In his freshman term, Coussan has proved to be a competent negotiator in the Legislature, often working behind the scenes to affect change. He was part of the "Gang of Eight" as described by political columnist Jeremy Alford, who led the charge in 2016 to elect Taylor Barras as the first independent Speaker of the Louisiana House of Representatives, bucking the tradition of supporting the governor's chosen leader. Later that same year, Coussan was among the "Gang of No" who voted repeatedly against proposed tax increases and other tax measures pushed by then newly installed Democratic Governor John Bel Edwards, working instead on compromise legislation to put a temporary sales tax increase in place set to expire in 2018, providing time to craft long-term fiscal reform to the state budget.

As a result of these and other votes during a series of special legislative sessions in his first year in office, Coussan was ranked the 12th most conservative member of the legislature by the American Conservative Union in 2016, which ranked legislators who vote "most consistently with the ideals articulated in the U.S. Constitution: limited transparent government, individual rights, personal responsibility, and lasting cultural values."
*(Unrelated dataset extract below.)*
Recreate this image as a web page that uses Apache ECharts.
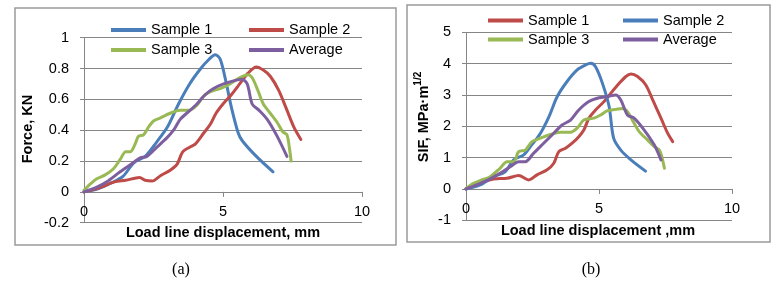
<!DOCTYPE html>
<html><head><meta charset="utf-8">
<script src="https://cdn.jsdelivr.net/npm/echarts@6/dist/echarts.min.js"></script>
<style>html,body{margin:0;padding:0;background:#fff}#c{width:774px;height:286px}</style>
</head><body><div id="c"></div>
<script>
// ---- Tick values ----
var xTicks = [0, 5, 10];
var forceTicks = [-0.2, 0, 0.2, 0.4, 0.6, 0.8, 1];
var sifTicks = [-1, 0, 1, 2, 3, 4, 5];
var legendNames = ['Sample 1', 'Sample 2', 'Sample 3', 'Average'];

// ---- (a) Force vs displacement ----
var fS1x = [0,0.5,1.0,1.4,1.8,2.2,2.6,3.0,3.4,3.8,4.2,4.5,4.72,4.9,5.1,5.3,5.55,5.7,6.2,6.8];
var fS1y = [0,0.02,0.06,0.1,0.19,0.23,0.32,0.42,0.57,0.70,0.80,0.86,0.89,0.86,0.72,0.55,0.38,0.33,0.23,0.13];
var fS2x = [0,0.6,1.1,1.5,2.0,2.2,2.45,2.75,3.1,3.35,3.55,3.8,4.0,4.3,4.55,4.75,5.0,5.3,5.6,5.9,6.2,6.45,6.7,7.0,7.3,7.55,7.8];
var fS2y = [0,0.03,0.065,0.075,0.093,0.075,0.07,0.105,0.14,0.18,0.26,0.29,0.31,0.38,0.44,0.51,0.57,0.63,0.70,0.77,0.81,0.79,0.75,0.66,0.53,0.42,0.34];
var fS3x = [0,0.22,0.46,0.76,1.06,1.3,1.5,1.66,1.84,1.96,2.14,2.32,2.5,2.75,3.1,3.45,3.8,4.05,4.3,4.55,4.9,5.25,5.6,5.9,6.05,6.25,6.45,6.7,6.95,7.15,7.3,7.4,7.45];
var fS3y = [0.01,0.05,0.085,0.11,0.15,0.21,0.26,0.26,0.31,0.36,0.37,0.42,0.46,0.48,0.51,0.53,0.53,0.56,0.62,0.65,0.67,0.70,0.74,0.76,0.74,0.66,0.57,0.51,0.45,0.39,0.37,0.27,0.2];
var fAvx = [0,0.46,0.82,1.3,1.78,2.02,2.26,2.62,2.98,3.22,3.46,3.82,4.06,4.36,4.66,5.02,5.38,5.68,5.87,6.05,6.29,6.59,6.95,7.3];
var fAvy = [0,0.03,0.065,0.13,0.19,0.22,0.23,0.29,0.35,0.40,0.47,0.53,0.57,0.63,0.67,0.70,0.72,0.73,0.70,0.57,0.53,0.47,0.36,0.23];

// ---- (b) SIF vs displacement ----
var kS1x = [0,0.53,1.03,1.54,1.98,2.36,2.67,3.05,3.3,3.49,3.74,3.99,4.24,4.43,4.62,4.87,5.19,5.44,5.76,6.01,6.2,6.45,6.76,7.02,7.33,7.58,7.77];
var kS1y = [0,0.18,0.32,0.34,0.43,0.29,0.45,0.61,0.82,1.19,1.30,1.46,1.67,1.88,2.26,2.52,2.79,3.05,3.37,3.59,3.67,3.59,3.32,2.84,2.26,1.78,1.51];
var kS2x = [0,0.53,1.03,1.47,1.79,2.17,2.42,2.8,3.12,3.43,3.8,4.18,4.5,4.69,4.87,5.13,5.38,5.55,5.82,6.2,6.75];
var kS2y = [0,0.13,0.39,0.55,0.93,1.09,1.35,1.78,2.31,2.95,3.43,3.80,3.96,4.01,3.90,3.37,2.63,1.62,1.24,0.93,0.57];
var kS3x = [0,0.28,0.59,0.91,1.28,1.54,1.79,1.98,2.23,2.48,2.8,3.17,3.55,3.93,4.18,4.43,4.81,5.06,5.32,5.63,5.88,6.07,6.32,6.51,6.83,7.08,7.27,7.36,7.46];
var kS3y = [0.02,0.18,0.29,0.39,0.66,0.87,0.87,1.19,1.24,1.51,1.62,1.74,1.81,1.81,1.94,2.20,2.26,2.36,2.50,2.54,2.57,2.47,2.10,1.83,1.56,1.35,1.24,1.03,0.66];
var kAvx = [0,0.4,0.84,1.28,1.66,1.98,2.23,2.54,2.92,3.3,3.61,3.93,4.24,4.62,5.0,5.32,5.63,5.82,6.07,6.32,6.7,7.08,7.33];
var kAvy = [0,0.13,0.29,0.5,0.71,0.87,0.87,1.14,1.46,1.78,2.04,2.2,2.52,2.79,2.91,2.95,3.0,2.84,2.36,2.26,1.88,1.4,0.93];

var BLUE = '#4A7EBB', RED = '#BE4B48', GREEN = '#98B954', PURPLE = '#7D5FA0';
var GRID = '#868686';
var FONT = '"Liberation Sans", Arial, sans-serif';

function pairs(xs, ys) { return xs.map(function (x, i) { return [x, ys[i]]; }); }
function ser(name, idx, xs, ys, color) {
  return { name: name, type: 'line', xAxisIndex: idx, yAxisIndex: idx, data: pairs(xs, ys),
    smooth: 0.3, showSymbol: false, symbol: 'none', color: color,
    lineStyle: { width: 3, color: color, cap: 'round', join: 'round' }, animation: false };
}
// zeroShift: distance (px) from the grid bottom (axis min) up to the value 0
function xAx(idx, zeroShift) {
  return { type: 'value', gridIndex: idx, min: xTicks[0], max: xTicks[xTicks.length - 1], interval: xTicks[1] - xTicks[0],
    position: 'bottom', offset: -zeroShift,
    axisLine: { show: true, onZero: false, lineStyle: { color: GRID, width: 1 } },
    axisTick: { show: true, inside: false, length: 5, lineStyle: { color: GRID } },
    axisLabel: { margin: 13, fontSize: 14.5, color: '#000', fontFamily: FONT },
    splitLine: { show: false } };
}
function yAx(idx, ticks) {
  return { type: 'value', gridIndex: idx, min: ticks[0], max: ticks[ticks.length - 1], interval: +(ticks[1] - ticks[0]).toFixed(3),
    axisLine: { show: true, lineStyle: { color: GRID, width: 1 } },
    axisTick: { show: true, length: 4, lineStyle: { color: GRID } },
    axisLabel: { margin: 15, fontSize: 14.5, color: '#000', fontFamily: FONT,
      formatter: function (v) { return String(+v.toFixed(2)); } },
    splitLine: { show: true, lineStyle: { color: GRID, width: 1 } } };
}
function legend(suffix, left, top, textW, lh) {
  return { left: left, top: top, width: 2 * (35 + 5 + textW) + 20, padding: 0, orient: 'horizontal',
    itemGap: 4, icon: 'rect', itemWidth: 35, itemHeight: 4,
    data: legendNames.map(function (n) { return n + suffix; }),
    formatter: function (n) { return n.replace(suffix, ''); },
    textStyle: { fontSize: 14.5, color: '#000', fontFamily: FONT, width: textW, lineHeight: lh } };
}

var chart = echarts.init(document.getElementById('c'), null, { renderer: 'canvas' });
chart.setOption({
  animation: false,
  backgroundColor: '#fff',
  grid: [
    { left: 84, top: 37.7, width: 278, height: 185 },
    { left: 466, top: 32.3, width: 266, height: 188 }
  ],
  xAxis: [xAx(0, 185 / 6), xAx(1, 188 / 6)],
  yAxis: [yAx(0, forceTicks), yAx(1, sifTicks)],
  legend: [legend(' (a)', 111, 22, 94, 16), legend(' (b)', 488, 13, 91, 15)],
  series: [
    ser('Sample 1 (a)', 0, fS1x, fS1y, BLUE),
    ser('Sample 2 (a)', 0, fS2x, fS2y, RED),
    ser('Sample 3 (a)', 0, fS3x, fS3y, GREEN),
    ser('Average (a)', 0, fAvx, fAvy, PURPLE),
    ser('Sample 1 (b)', 1, kS1x, kS1y, RED),
    ser('Sample 2 (b)', 1, kS2x, kS2y, BLUE),
    ser('Sample 3 (b)', 1, kS3x, kS3y, GREEN),
    ser('Average (b)', 1, kAvx, kAvy, PURPLE)
  ],
  graphic: [
    { type: 'rect', shape: { x: 15, y: 8, width: 381, height: 237 }, style: { fill: 'none', stroke: '#9a9a9a', lineWidth: 1.5 }, z: -1 },
    { type: 'rect', shape: { x: 407, y: 5, width: 363, height: 237 }, style: { fill: 'none', stroke: '#9a9a9a', lineWidth: 1.5 }, z: -1 },
    { type: 'text', x: 223, y: 233, style: { text: 'Load line displacement, mm', font: 'bold 14.5px ' + FONT, fill: '#000', align: 'center', verticalAlign: 'middle' } },
    { type: 'text', x: 598, y: 231, style: { text: 'Load line displacement ,mm', font: 'bold 14.5px ' + FONT, fill: '#000', align: 'center', verticalAlign: 'middle' } },
    { type: 'text', x: 28, y: 129, rotation: Math.PI / 2, style: { text: 'Force, KN', font: 'bold 14.5px ' + FONT, fill: '#000', align: 'center', verticalAlign: 'middle' } },
    { type: 'text', x: 422, y: 117, rotation: Math.PI / 2,
      style: { text: '{a|SIF, MPa·m}{b|1/2}', align: 'center', verticalAlign: 'middle', fill: '#000',
        rich: { a: { fontSize: 14.5, fontWeight: 'bold', fontFamily: FONT, lineHeight: 18, verticalAlign: 'bottom' },
                b: { fontSize: 10, fontWeight: 'bold', fontFamily: FONT, lineHeight: 18, verticalAlign: 'top' } } } },
    { type: 'text', x: 181, y: 270, style: { text: '(a)', font: '16px "Liberation Serif", "Times New Roman", serif', fill: '#000', align: 'center', verticalAlign: 'middle' } },
    { type: 'text', x: 591, y: 270, style: { text: '(b)', font: '16px "Liberation Serif", "Times New Roman", serif', fill: '#000', align: 'center', verticalAlign: 'middle' } }
  ]
});
</script></body></html>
He was named a "Business Champion" at the Chamber SWLA's annual LegisGator Awards in 2016 and 2017. The Louisiana Association of Business and Industry gave him honorable mentions in 2016 and 2017 on its annual legislative scorecard, along with legislators who worked to advance "a platform of positive, pro-growth measures to improve Louisiana's economic climate." Also in both of his two years serving in the House, Coussan maintained a 100% voting record with the NFIB who named him a Guardian of Small Business. He was also named a Family Advocate by the Louisiana Family Forum.